November through April is dry season and May till October is often rainy season (though this does not mean it will rain everyday).
Wait! But it’s Mexico! Is it safe?
The short answer–yes. Oaxaca state has a pretty good reputation in Mexico. I’ve spent a collective 5 1/2 month traveling throughout the country by bus, both as a single female and as a couple, and I’ve never had a single issue with safety. Use normal precaution and common sense and there’s a good chance you won’t fall victim to any crimes.

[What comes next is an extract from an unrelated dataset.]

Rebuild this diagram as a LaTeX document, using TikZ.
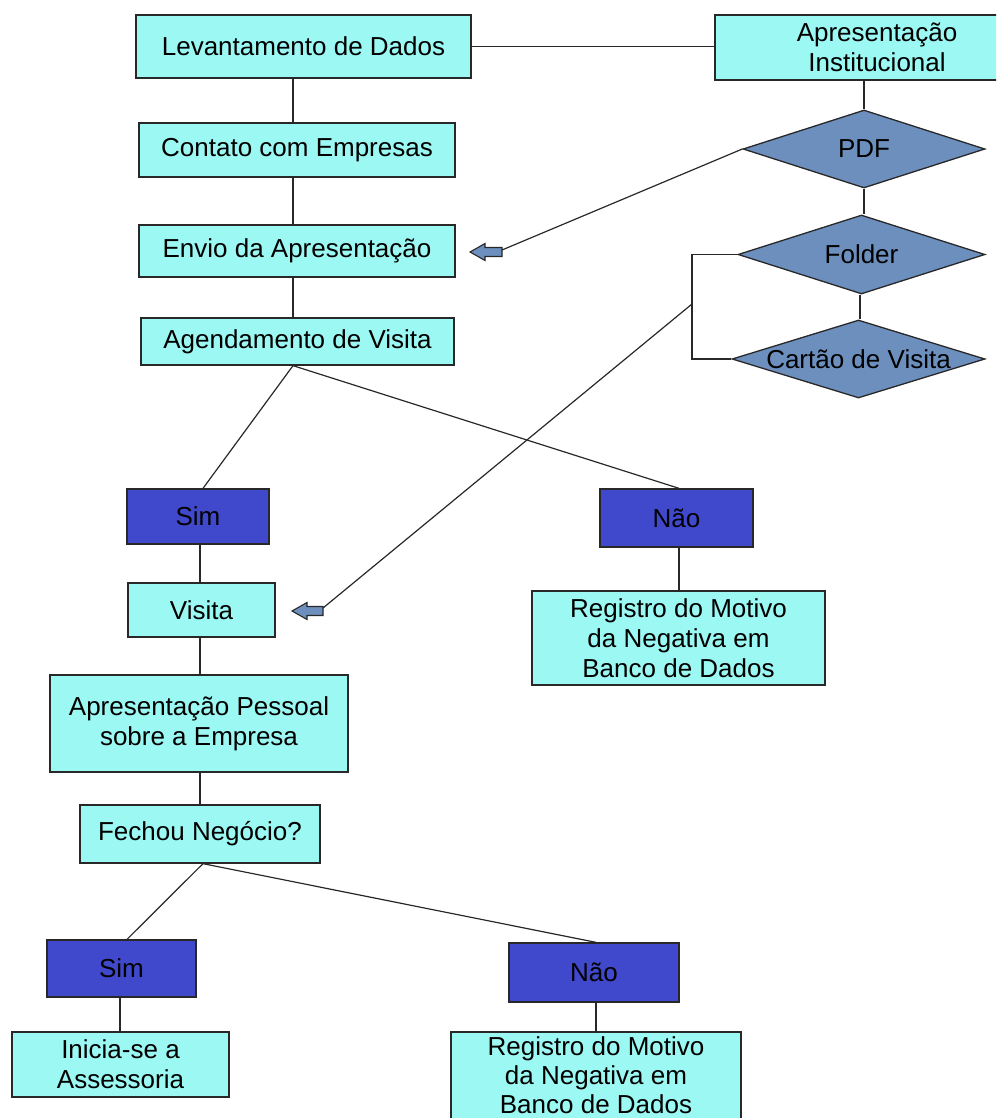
\documentclass[tikz,border=0pt]{standalone}
\usepackage{fontspec}
\setmainfont{Liberation Sans}
\usetikzlibrary{shapes.geometric}
\definecolor{cyanbox}{RGB}{156,248,243}
\definecolor{darkbox}{RGB}{64,72,204}
\definecolor{diafill}{RGB}{108,143,190}
\definecolor{linecol}{RGB}{40,40,40}
\begin{document}
\begin{tikzpicture}[x=1pt,y=-1pt,
  every node/.style={font=\fontsize{26}{30}\selectfont, align=center, inner sep=0pt, text=black},
  box/.style 2 args={rectangle, draw=linecol, line width=1.3pt, fill=cyanbox, minimum width=#1, minimum height=#2},
  dbox/.style 2 args={rectangle, draw=linecol, line width=1.3pt, fill=darkbox, minimum width=#1, minimum height=#2},
  dia/.style 2 args={diamond, draw=linecol, line width=1.3pt, fill=diafill, minimum width=#1, minimum height=#2},
  conn/.style={draw=linecol, line width=1.2pt},
  blockarrow/.style={draw=linecol, line width=1.1pt, fill=diafill, line join=miter}]
\useasboundingbox (0,0) rectangle (996,1118);
\clip (0,0) rectangle (996,1118);
\coordinate (ax) at (293,0);
% main column
\node[box={335}{63}] (lev) at (303.5,46.5) {Levantamento de Dados};
\node[box={324}{65}] (apr) at (877,47.5) {Apresentação\\Institucional};
\node[box={316}{54}] (cont) at (297,150) {Contato com Empresas};
\node[box={316}{52}] (env) at (297,251) {Envio da Apresentação};
\node[box={313}{47}] (agend) at (297.5,341.5) {Agendamento de Visita};
% diamonds
\node[dia={242}{78}, label={center:PDF}] (pdf) at (864,149) {};
\node[dia={247}{79}, label={center:Folder}] (folder) at (861.5,254.5) {};
\node[dia={253}{78}, label={center:Cartão de Visita}] (cartao) at (858.5,359) {};
% first decision
\node[dbox={142}{55}] (sim1) at (198,516.5) {Sim};
\node[dbox={153}{58}] (nao1) at (676.5,518) {Não};
\node[box={147}{54}] (visita) at (201.5,610) {Visita};
\node[box={293}{94}] (reg1) at (678.5,638) {Registro do Motivo\\da Negativa em\\Banco de Dados};
\node[box={298}{97}] (app) at (199,723.5) {Apresentação Pessoal\\sobre a Empresa};
\node[box={240}{58}] (fech) at (200,834) {Fechou Negócio?};
% second decision
\node[dbox={149}{57}] (sim2) at (121.5,968.5) {Sim};
\node[dbox={170}{59}] (nao2) at (594,972.5) {Não};
\node[box={217}{65}] (ini) at (120.5,1064.5) {Inicia-se a\\Assessoria};
\node[box={290}{94}, text height=0pt] (reg2) at (596,1079) {};
\node[font=\fontsize{26}{29}\selectfont] (reg2text) at (596,1075) {Registro do Motivo\\da Negativa em\\Banco de Dados};
% block arrows
\draw[blockarrow] (470,252) -- (485,243.5) -- (485,247.5) -- (502,247.5) -- (502,256.5) -- (485,256.5) -- (485,260.5) -- cycle;
\coordinate (arr1) at (502,250);
\draw[blockarrow] (292,611) -- (307,602.5) -- (307,606.5) -- (323,606.5) -- (323,615.5) -- (307,615.5) -- (307,619.5) -- cycle;
\coordinate (arr2) at (323,608);
\coordinate (brk) at (692,304);
% connectors
\draw[conn] (lev.east) -- (lev.east -| apr.west);
\draw[conn] (ax |- lev.south) -- (ax |- cont.north);
\draw[conn] (ax |- cont.south) -- (ax |- env.north);
\draw[conn] (ax |- env.south) -- (ax |- agend.north);
\draw[conn] (pdf.north |- apr.south) -- (pdf.north);
\draw[conn] (pdf.south) -- (pdf.south |- folder.north);
\draw[conn] (folder.south -| 860,0) -- (cartao.north -| 860,0);
\draw[conn] (pdf.west) -- (arr1);
\draw[conn] (folder.west) -- (folder.west -| brk) -- (cartao.west -| brk) -- (cartao.west);
\draw[conn] (brk) -- (arr2);
\draw[conn] (ax |- agend.south) -- (203,0 |- sim1.north);
\draw[conn] (ax |- agend.south) -- (679,0 |- nao1.north);
\draw[conn] (200,0 |- sim1.south) -- (200,0 |- visita.north);
\draw[conn] (679,0 |- nao1.south) -- (679,0 |- reg1.north);
\draw[conn] (200,0 |- visita.south) -- (200,0 |- app.north);
\draw[conn] (200,0 |- app.south) -- (200,0 |- fech.north);
\draw[conn] (203,0 |- fech.south) -- (127,0 |- sim2.north);
\draw[conn] (203,0 |- fech.south) -- (596,0 |- nao2.north);
\draw[conn] (120,0 |- sim2.south) -- (120,0 |- ini.north);
\draw[conn] (596,0 |- nao2.south) -- (596,0 |- reg2.north);
\end{tikzpicture}
\end{document}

Reaching the coast is easy from Oaxaca City (which also has an international airport). There are a few shuttle bus companies found on Armenta y Lopez near the Red Cross (for smaller beach towns south of Puerto Escondido like Mazunte, Pachutla, Zipolite) or found on Galeana (for Puerto Escondido); ask around in those areas if you can’t find the offices. We took the direct shuttle from Oaxaca to Zipolite using Atlantida which we were happy with as we found the driver to be careful and safe. I’d strongly recommend taking a Dramamine if you’re prone to car sickness as much of the ride is through mountain roads. The bigger bus companies offer service to the coast, however, due to the routes they must use, take twice the time.
If you’ve got more money and less time, you can also reach the coast by flying into Huatulco or Puerto Escondido.
There are small, very inexpensive though slow, colectivos (shared-taxi pickup trucks) which run up and down the coast between the smaller coastal villages. There is a larger bus that runs between the larger towns (Huatulco, Pachutla and Puerto Escondido). Additionally, there are plenty of regular taxis.
After the coast we headed straight to San Cristobal via ADO night bus–which we found very comfortable.